In the 20th century, there were attempts by Igbo scholars and writers to collect Igbo folktales, leading to the publication of Tales of Land and Death: Igbo Folktales by Uche Okeke, A Calabash of Wisdom by Romanus Egudu, The Way We Lived by Rems Umeasiegbu, and How the Leopard Got Its Claws(1972) by Chinua Achebe and John Iroganachi. Today, the prints have disappeared along with the tales.

Achebe’s three other children book include Chike and the River (1966), The Flute (1977) and The Drum (1977). Apart from Chike and the River, the rest are recreations of folktales featuring animal characters.

The imperative of publishing African folktales in their original forms for posterity has become a new talking point in the culture sector. Though folktales are best passed orally, it is a dying art, because the atmosphere which created the easy passage no longer exists.

The 21st Nigerian kid is suffering from bartered complexes at home and in school. He doesn’t learn and speak vernacular at home as his schoolteacher and parents have made it seem like a taboo. It is the age of cable television where Tom and Jerry rules, produced in English language and telling the story of western cultures. In a bid to make the world a global village, the village of the African child is being obliterated. What a pity!

Like Achebe, Bukar Usman isn’t afraid to teach his audience about the harmattan. Hisfolkloric interventions in the 21st century has been phenomenal.
In just a decade, he has published more than two dozen collection of folktales in Hausa and English language for students.

With the push for modern environment in Africa, moon-lit setting and after-evening-meal formations have become a thing of the past. The television, radio, film, computer games, and, now, social media have taken over.

Thus, cultural values, which are embedded in these tales are no longer transmitted to future generations. Collectors of folktales, like Usman, hold the future of this important culture.  Usman understands the implications of allowing children to imbibe misleading social values from peers and TV programmes.

His greatest achievement as a folklorist is perhaps the publication of the 652-page compendium of Hausa language folktale, Taskar Tatsuniyoyi. He has also collected and reprinted four others in English language: The Stick of Fortune, The Bride without Scars and Other Stories, Girls in Search of Husbands and Other Stories, and The Hyena and the Squirrel.
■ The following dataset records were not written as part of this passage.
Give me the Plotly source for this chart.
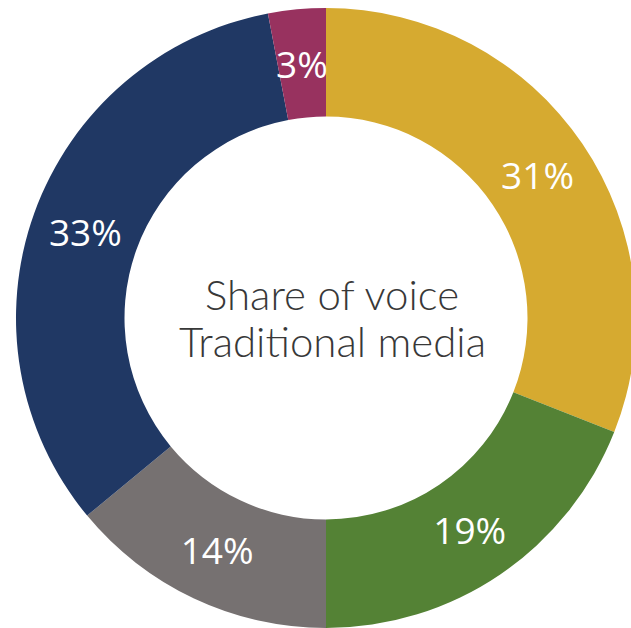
import math
import plotly.graph_objects as go

# Share of voice in traditional media, by brand
brands = ["Brand A", "Brand B", "Brand C", "Brand D", "Brand E"]
shares = [31, 19, 14, 33, 3]
colors = ["#D6AA30", "#548235", "#767171", "#203864", "#98325F"]
center_title = ["Share of voice", "Traditional media"]

W, H = 640, 628
CX, CY, R = 326, 318, 310          # donut centre and outer radius, px
HOLE = 0.65

labels_txt = [f"{v}%" for v in shares]
# small slices keep their full-size label, drawn on top of the slice
small = [v < 5 for v in shares]
positions = ["none" if s else "inside" for s in small]

label_font = dict(family="Open Sans", size=37, color="white")

fig = go.Figure(
    go.Pie(
        labels=brands,
        values=shares,
        text=labels_txt,
        textinfo="text",
        textposition=positions,
        insidetextorientation="horizontal",
        textfont=label_font,
        marker=dict(colors=colors, line=dict(width=0)),
        hole=HOLE,
        sort=False,
        direction="clockwise",
        rotation=0,
        showlegend=False,
        hoverinfo="label+percent",
        domain=dict(x=[(CX - R) / W, (CX + R) / W],
                    y=[1 - (CY + R) / H, 1 - (CY - R) / H]),
    )
)

# labels for the narrow slices, at the slice's mid-angle and mid-ring radius
total = sum(shares)
cum = 0
r_mid = R * (1 + HOLE) / 2
for v, t, s in zip(shares, labels_txt, small):
    mid = (cum + v / 2) / total * 2 * math.pi
    cum += v
    if not s:
        continue
    fig.add_annotation(
        text=t, showarrow=False,
        x=(CX + r_mid * math.sin(mid)) / W,
        y=1 - (CY - r_mid * math.cos(mid)) / H,
        xref="paper", yref="paper",
        xanchor="center", yanchor="middle",
        font=label_font,
    )

# centre title, one annotation per line
for line, ypix in zip(center_title, [294, 341]):
    fig.add_annotation(
        text=line, showarrow=False,
        x=332 / W, y=1 - ypix / H,
        xref="paper", yref="paper",
        xanchor="center", yanchor="middle",
        font=dict(family="Lato", size=42, color="#383838", weight=300),
    )

fig.update_layout(
    width=W, height=H,
    margin=dict(l=0, r=0, t=0, b=0),
    paper_bgcolor="white",
    plot_bgcolor="white",
)

fig.write_html(
    "out.html",
    post_script="document.body.style.margin='0';document.body.style.overflow='hidden';",
)
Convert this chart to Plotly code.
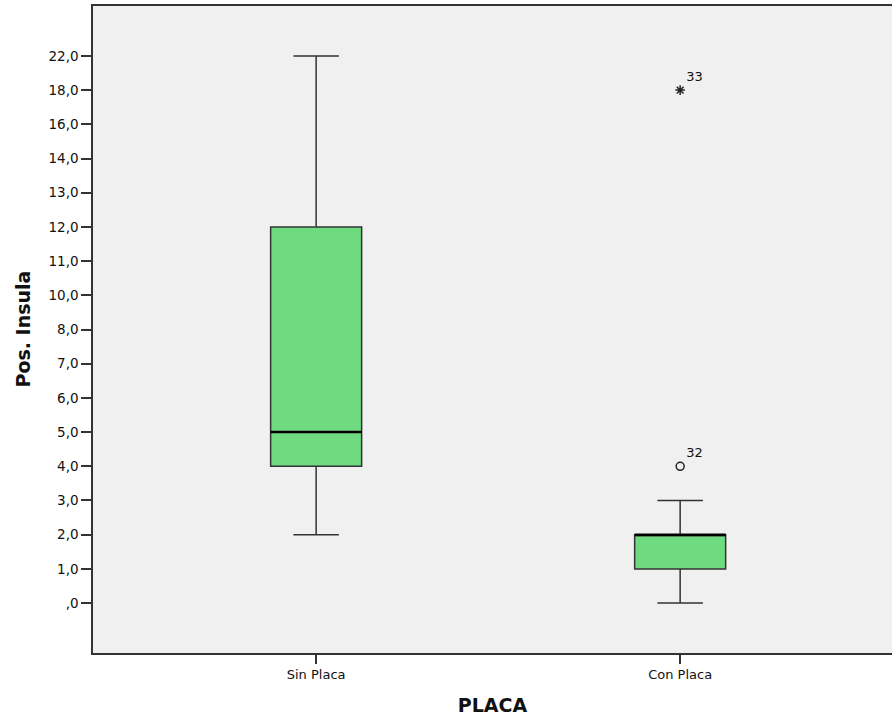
import plotly.graph_objects as go

# Ordinal y-axis levels (distinct observed values), as shown on the axis
y_levels = [0, 1, 2, 3, 4, 5, 6, 7, 8, 10, 11, 12, 13, 14, 16, 18, 22]
y_labels = [",0", "1,0", "2,0", "3,0", "4,0", "5,0", "6,0", "7,0", "8,0",
            "10,0", "11,0", "12,0", "13,0", "14,0", "16,0", "18,0", "22,0"]

groups = ["Sin Placa", "Con Placa"]
lower = [2, 0]
q1 = [4, 1]
median = [5, 2]
q3 = [12, 2]
upper = [22, 3]

# outliers: (group index, value, case id, kind)
out_group = [1, 1]
out_value = [4, 18]
out_case = ["32", "33"]
out_symbol = ["circle-open", "asterisk-open"]

def pos(v):
    return y_levels.index(v)

box_w = 0.25
fill = "#6EDB80"
line_c = "#333333"

fig = go.Figure()
for i, g in enumerate(groups):
    fig.add_trace(go.Box(
        x=[i], q1=[pos(q1[i])], median=[pos(median[i])], q3=[pos(q3[i])],
        lowerfence=[pos(lower[i])], upperfence=[pos(upper[i])],
        width=box_w, whiskerwidth=0.5, fillcolor=fill,
        line=dict(color=line_c, width=1.5), boxpoints=False,
        showlegend=False, hoverinfo="skip"))
    fig.add_trace(go.Scatter(
        x=[i - box_w / 2, i + box_w / 2], y=[pos(median[i])] * 2,
        mode="lines", line=dict(color="black", width=2.5),
        showlegend=False, hoverinfo="skip"))

for g, v, c, s in zip(out_group, out_value, out_case, out_symbol):
    fig.add_trace(go.Scatter(
        x=[g], y=[pos(v)], mode="markers+text",
        marker=dict(symbol=s, size=8, color="#222", line=dict(width=1.5, color="#222")),
        text=[c], textposition="top right",
        textfont=dict(family="DejaVu Sans", size=13, color="#111"),
        showlegend=False, hoverinfo="skip"))

fig.update_layout(
    width=892, height=720,
    margin=dict(l=93, r=0, t=6, b=67),
    paper_bgcolor="white", plot_bgcolor="#F0F0F0",
    font=dict(family="DejaVu Sans", color="#111"),
    xaxis=dict(
        range=[-0.613, 1.582], tickvals=[0, 1], ticktext=groups,
        showgrid=False, zeroline=False, showline=True, mirror=True,
        linecolor="#333", linewidth=1.5,
        ticks="outside", ticklen=9, tickcolor="#333", tickwidth=1.5,
        tickfont=dict(size=13),
        title=dict(text="<b>PLACA</b>", font=dict(size=19), standoff=17)),
    yaxis=dict(
        range=[-1.46, 17.46], tickvals=list(range(len(y_levels))), ticktext=y_labels,
        showgrid=False, zeroline=False, showline=True,
        linecolor="#333", linewidth=1.5,
        ticks="outside", ticklen=10, tickcolor="#333", tickwidth=1.5,
        tickfont=dict(size=13.5)),
    annotations=[dict(
        text="<b>Pos. Insula</b>", textangle=-90, font=dict(size=19, color="#111"),
        x=0, xref="paper", xanchor="center", xshift=-71,
        y=0.5, yref="paper", yanchor="middle", showarrow=False)],
)

fig.write_html("out.html", config={"displayModeBar": False},
               post_script="document.body.style.margin='0';document.body.style.padding='0';")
Though these stories are drawn from his sociological home base of Biu, northeast Nigeria, they share affinities with other groups in and outside Nigeria.

He has also edited four books of pan-Nigerian folk narratives: A Treasure of Nigerian Folk Narratives, A Selection of Nigerian Folktales: Themes and Settings,People, Animals, Sprits and Objects: 1000 Folk Stories of Nigeria, and Gods of Ancestors: Mythic Tales of Nigeria.

In the title story in The Bride without Scars, a pretty girl allows her beauty to get into her head and turns down suitors at will, but she ends up marrying a snake-turned human without scar, leading to disastrous consequences.

The lessons here are: pride goes before a fall; do not judge a person by his looks but by his character. In another story “The Cat and the Unfaithful Rat”, the rat learns the hard way how not to be a clever thief, especially to your best friend, and being a troublemaker, by ending up in the bowel of an angry cat.

The African child learns here that unfaithfulness and dishonesty lead to destruction sooner or later.

Usman’s submission on the need to explore the folktale in book and other forms is germane: “As miners dig into the ground in search of precious mineral resources, so it could be argued that similar effort needs to be made in digging into folktales to find the hidden treasures. The field in unlimited.”

Needless to say, if the first duty of a parent is that of a teacher, teaching the child how to eat, talk and good manners, who, then, is responsible for the child committing incest out there? Perhaps his parents and society have failed to teach him well.

The storyteller should be given the enabling environment do the missing teaching. It is time to make the folktale a vital component of the school curriculum in Nigeria.